Her thyroid quit working, and for a number of years I’ve stuffed two thyroid pills a day down her throat. No problem.
When arthritis began to attack her hips, two more daily pills were added. The vet said to keep walking her. That was the only thing holding her damaged hips in their sockets. So we walked slowly, her only complaint a groan or two when she got up.

In recent months, I’ve had to lift her up onto her back legs before she could make her unsteady way out the front door and off the slight step into the flower bed and across the yard.
She’d long since been unable to navigate steps.

For years she slept on the floor on my side of the bed. And for awhile I carried her up and down the steps when she could no longer make it on her own. But she got too heavy and had to sleep downstairs, always there by the front door.
It’s grieved us to see her become so fragile as she aged. And we’ve prayed that she would just die quietly in her sleep one night. That wasn’t to be.

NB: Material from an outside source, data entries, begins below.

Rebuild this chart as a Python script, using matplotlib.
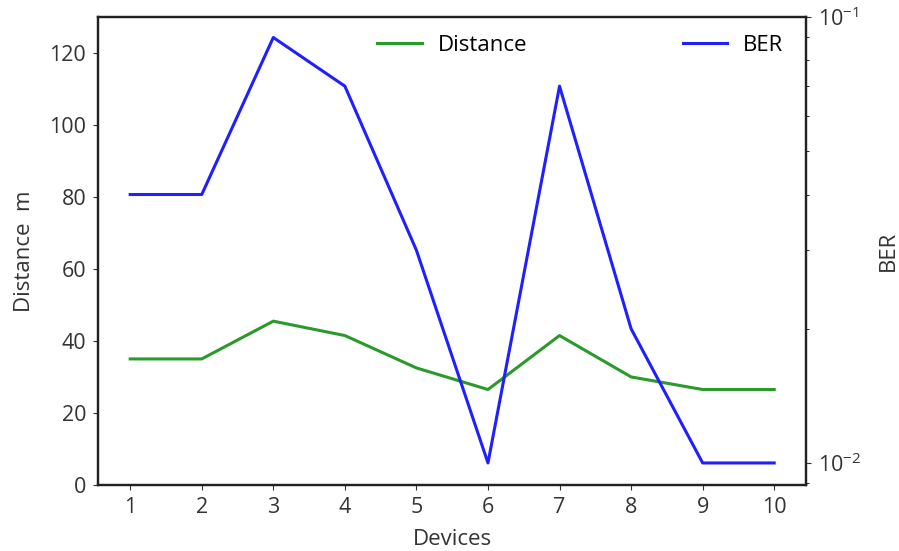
import matplotlib
matplotlib.use("Agg")
import matplotlib.pyplot as plt

devices = [1, 2, 3, 4, 5, 6, 7, 8, 9, 10]
distance = [35, 35, 45.5, 41.5, 32.5, 26.5, 41.5, 30, 26.5, 26.5]
ber = [0.040, 0.040, 0.090, 0.070, 0.030, 0.010, 0.070, 0.020, 0.010, 0.010]

plt.rcParams["font.family"] = ["Open Sans", "DejaVu Sans"]
plt.rcParams["mathtext.fontset"] = "custom"
plt.rcParams["mathtext.rm"] = "Open Sans"
plt.rcParams["mathtext.it"] = "Open Sans"

tick_size = 15.5
label_size = 16
text_color = "#333333"

fig = plt.figure(figsize=(8.99, 5.51), dpi=100)
ax = fig.add_axes([0.109, 0.120, 0.788, 0.849])
ax2 = ax.twinx()

ax.plot(devices, distance, color="#2a9a2a", lw=2.2, label="Distance")
ax2.plot(devices, ber, color="#1f1fff", lw=2.2, label="BER")

ax.set_ylim(0, 130)
ax.set_xticks(devices)
ax.set_xlabel("Devices", color=text_color, fontsize=label_size, labelpad=8)
ax.set_ylabel("Distance  m", color=text_color, fontsize=label_size, labelpad=10)

ax2.set_yscale("log")
ax2.set_ylim(0.00893, 0.1)
ax2.set_ylabel("BER", color=text_color, fontsize=label_size, labelpad=12)

for a in (ax, ax2):
    a.tick_params(colors=text_color, labelsize=tick_size, pad=5)
    for s in a.spines.values():
        s.set_linewidth(1.6)
        s.set_color("#222222")

ax.legend(loc="upper center", frameon=False, fontsize=label_size,
          bbox_to_anchor=(0.5, 1.005), handlelength=2.0, handletextpad=0.7)
ax2.legend(loc="upper right", frameon=False, fontsize=label_size,
           bbox_to_anchor=(0.995, 1.005), handlelength=2.0, handletextpad=0.7)

fig.savefig("out.png", dpi=100, facecolor="white")
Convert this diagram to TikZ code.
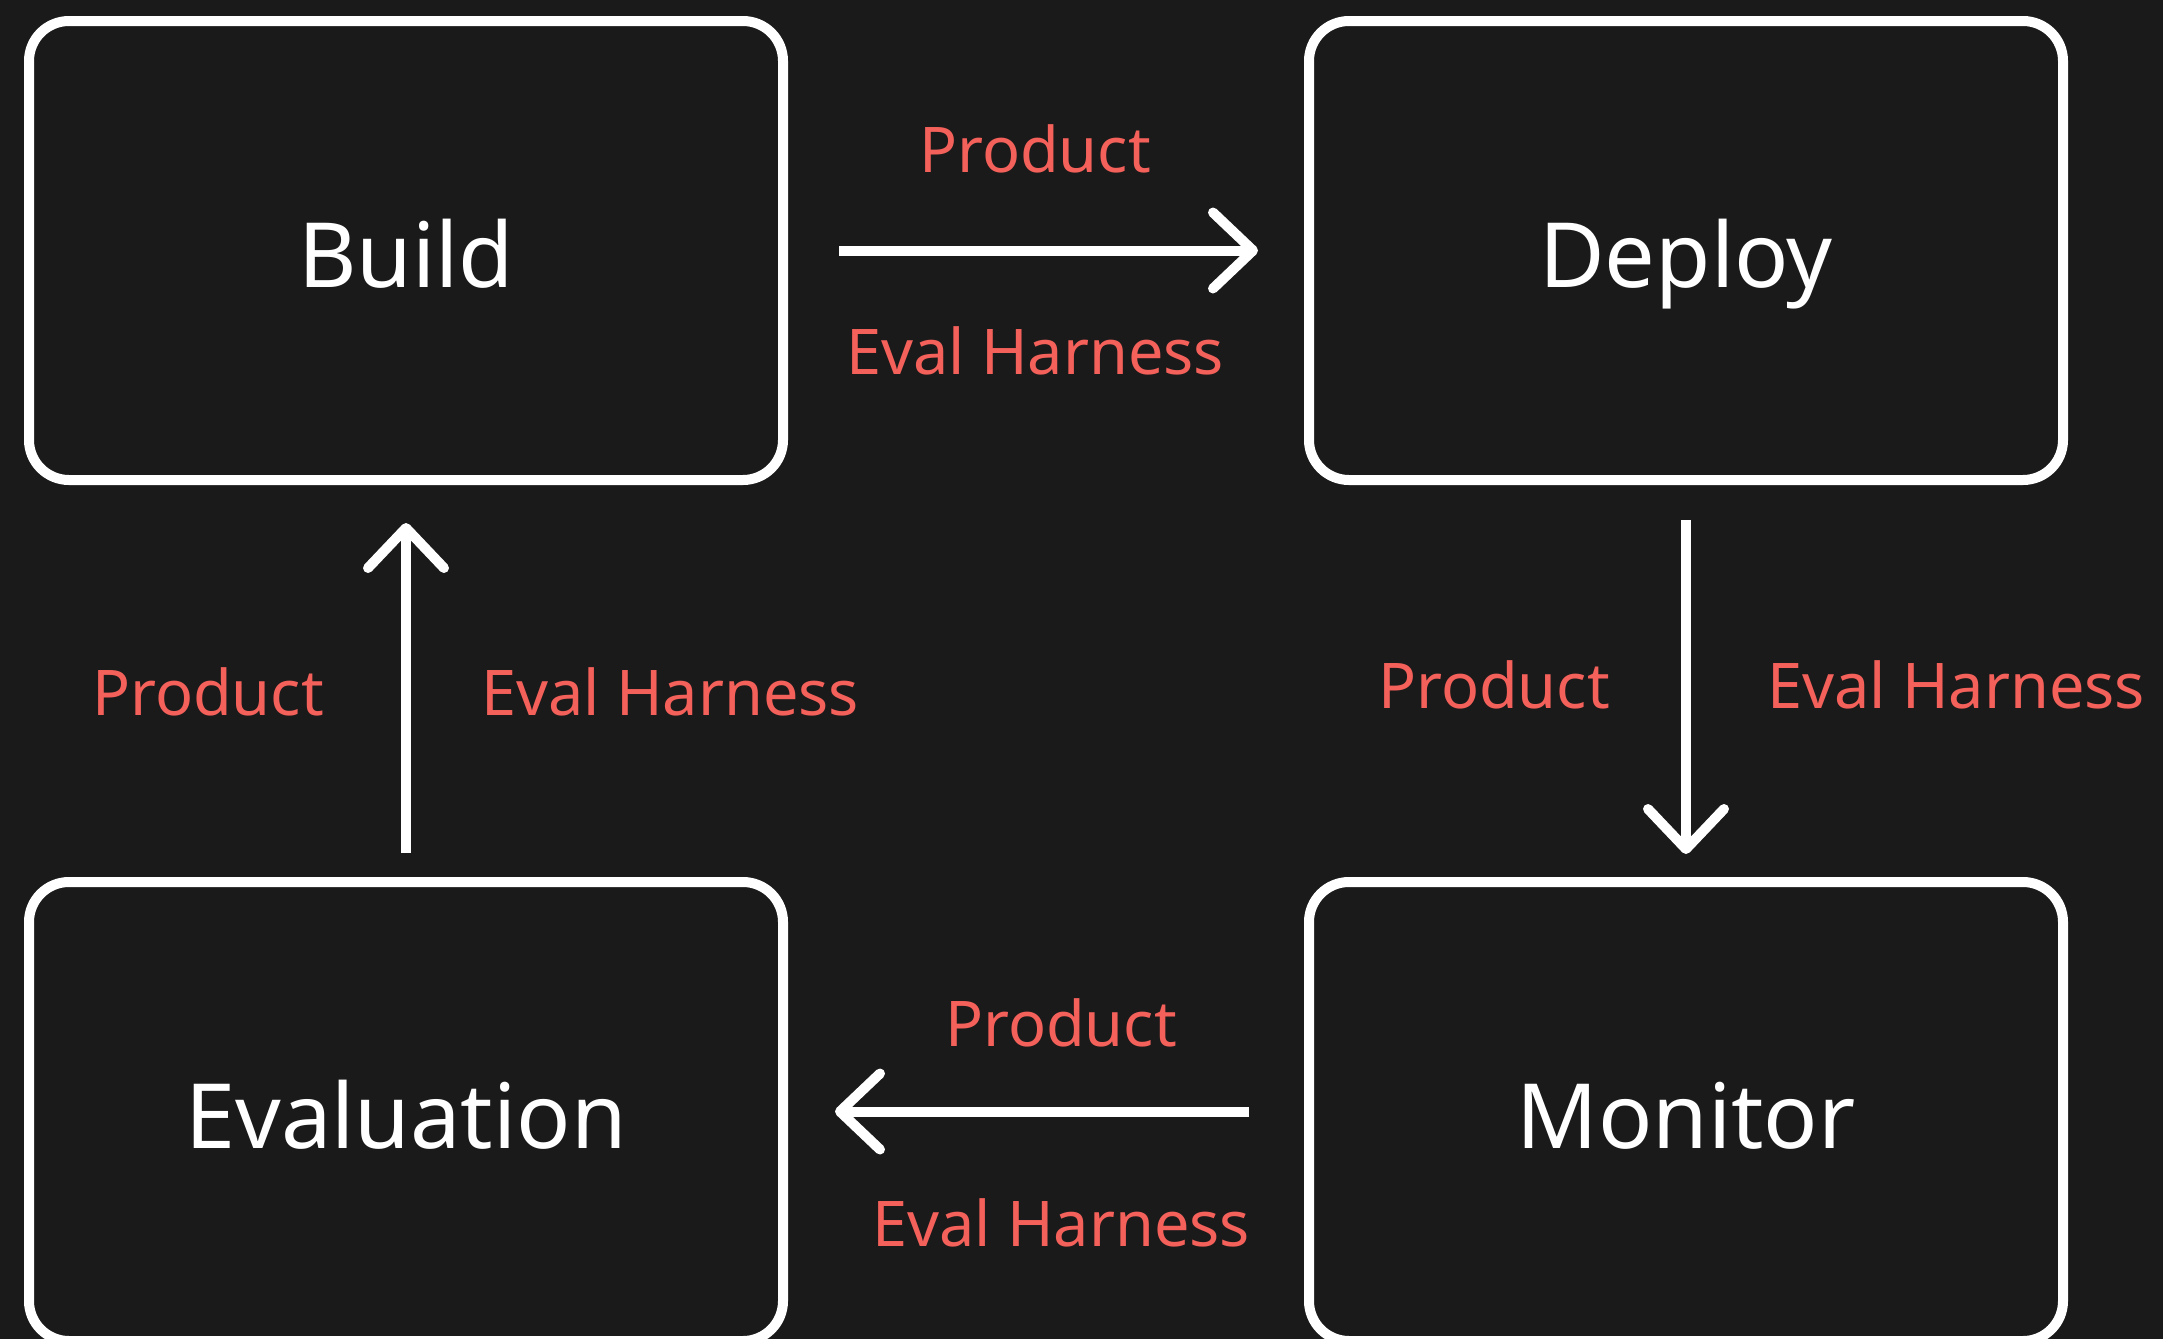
\documentclass[tikz,border=0pt]{standalone}
\usepackage{fontspec}
\setmainfont{Noto Sans}
\usetikzlibrary{arrows.meta}
\definecolor{bg}{HTML}{1A1A1A}
\definecolor{lab}{HTML}{F4605A}
\begin{document}
\begin{tikzpicture}[x=1pt,y=-1pt,
  box/.style={draw=white, line width=10pt, rounded corners=40pt, outer sep=0pt,
    minimum width=754pt, minimum height=459pt, fill=bg, inner sep=0pt,
    text=white, font=\fontsize{90}{100}\selectfont, text height=73pt, text depth=0pt},
  conn/.style={draw=white, line width=10pt,
    -{Straight Barb[length=40pt, width=76pt, line cap=round, line join=round]}},
  lbl/.style={text=lab, font=\fontsize{63}{70}\selectfont, anchor=base, inner sep=0pt}]
\fill[bg] (0,0) rectangle (2163,1339);
\useasboundingbox (0,0) rectangle (2163,1339);
\node[box] (build) at (406,250.5) {Build};
\node[box] (deploy) at (1686,250.5) {Deploy};
\node[box] (monitor) at (1686,1111.5) {Monitor};
\node[box] (eval) at (406,1111.5) {Evaluation};
\draw[conn] ([xshift=56pt]build.east) -- ([xshift=-51pt]deploy.west);
\draw[conn] ([yshift=-40pt]deploy.south) -- ([yshift=28pt]monitor.north);
\draw[conn] ([xshift=-60pt]monitor.west) -- ([xshift=52pt]eval.east);
\draw[conn] ([yshift=29pt]eval.north) -- ([yshift=-43pt]build.south);
\node[lbl] (p1) at (1035,172) {Product};
\node[lbl] (e1) at (1035,374) {Eval Harness};
\node[lbl] (p2) at (1494,708) {Product};
\node[lbl] (e2) at (1956,708) {Eval Harness};
\node[lbl] (p3) at (1061,1046) {Product};
\node[lbl] (e3) at (1061,1246) {Eval Harness};
\node[lbl] (p4) at (208,715) {Product};
\node[lbl] (e4) at (670,715) {Eval Harness};
\end{tikzpicture}
\end{document}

Friends who have gone through the same circumstances with their pets have told us we would know when it was time to have her put to sleep. “It’s not something that someone else can tell you,” they’d say. “You’ll just know.”
So Tuesday morning, Dinkum and I walked very slowly down Wheeler Lane for the last time. Then Julia and I took her across the street to the vet, and we cried together as she quietly went to sleep and then slipped out of her pain.
As I write these words, my eyes are filling with tears at the happy memories of my time with Dinkum. Always faithful, trusting, loyal, gentle. Her favorite place was lying at our feet.

Everyone should be so blessed.
I’ll miss her terribly.

But fortunately, the pleas of Julia and our children over the last year overcame my stubbornness, and I have a new puppy. She’s black and white and copper — a miniature Aussie, eager to please. And she has big, brown trusting eyes and cocks her head to one side when I speak to her.

She can never replace Dinkum. I wouldn’t want her to.

But I’m so glad to have Millie, and I’m eager to see what she will teach me as we continue those now quick-stepping daily walks down Wheeler Lane.